Cape Town - Basic Education Minister Angie Motshekga has said that instead of being condemned, her department should be commended for being courageous for participating in the survey on the reading comprehension of Grade 4 pupils.
Motshekga said South Africa, Morocco and Egypt were part of the 2021 Progress in International Reading Literacy Study (Pirls) that found that only 19% of South Africa's Grade 4 pupils can read for meaning.
We are the only three countries on the continent that participated in Pirls. The question is why?” she said.
“Why have other people run away from Pirls?”
She was responding during a debate on the department’s 2023-24 budget in the National Assembly on Thursday.
Motshekga was adamant that her department would bounce back and fare better in the study in the future.
“We will fight in Pirls and we are to succeed.”
Motshekga insisted South African children could read, contrary to the study’s results.
“I want to repeat. Our kids can read. They can combine M, A and N to mean man. Many of them, like many of us here, are not able to operate at a cognitive level where we are coherent, we are systematic.
“We make references and that is why they are not passing,” she said.
Earlier in her address, Motshekga acknowledged that the overall reading scores of the country’s Grade 4 learners, who participated in Pirls 2021, dropped from 320 points attained in 2016, to 288 points in 2021.

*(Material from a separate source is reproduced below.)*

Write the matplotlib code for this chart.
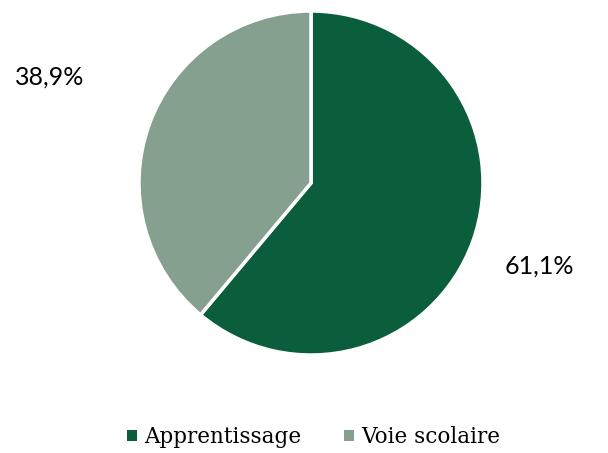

“We must state that the longer our learners remain in the system, their performance improves steadily, as the Pirls 2021 Grade 6 score shows – that is, an upward shift of 96 points when compared with the Pirls 2021 Grade 4 score.”
Motshekga outlined three priorities her department was committed to in this financial year.
“The first critical priority is our new function of Early Childhood Development.
“The second priority area is a cluster of critical topics from our quest to strengthen our curriculum, focusing on the implementation of a curriculum with skills and competencies for a changing world in all public schools.”
She named school infrastructure delivery as the third priority and indicated that her department planned completing the remaining 673 sanitation projects before March 2024.
DA MP Baxolile Nodada said the department had no plans in place to turn the situation around in the education system.
“They make many promises but there’s little actual impact on the ground,” Nodada said.
He also said Pirls results showed that the country had lost a decade of progress.
“You see, minister, the thing with surveys of achievement is that they don’t care what you say you’ve done, they just measure what children actually know. And what they revealed was devastating,” Nodada said.
EFF MP Reneiloe Mashabela said the department was demonstrating neglect of public education and millions of children by failing to deliver basic infrastructure and employing sufficient qualified teachers.
“We need intense investment to improve the quality of public education with massive investment in school infrastructure, learner support material and cutting-edge technology to enable our learners in the public education system to compete with their counterparts from anywhere else in the world,” Mashabela said.
IFP MP Zandile Majozi said the regression in literacy level in South Africa was at a crisis stage.
This required immediate government intervention.
“Despite the clear problem we are facing, there is no national reading plan or a proper budget,” Majozi said.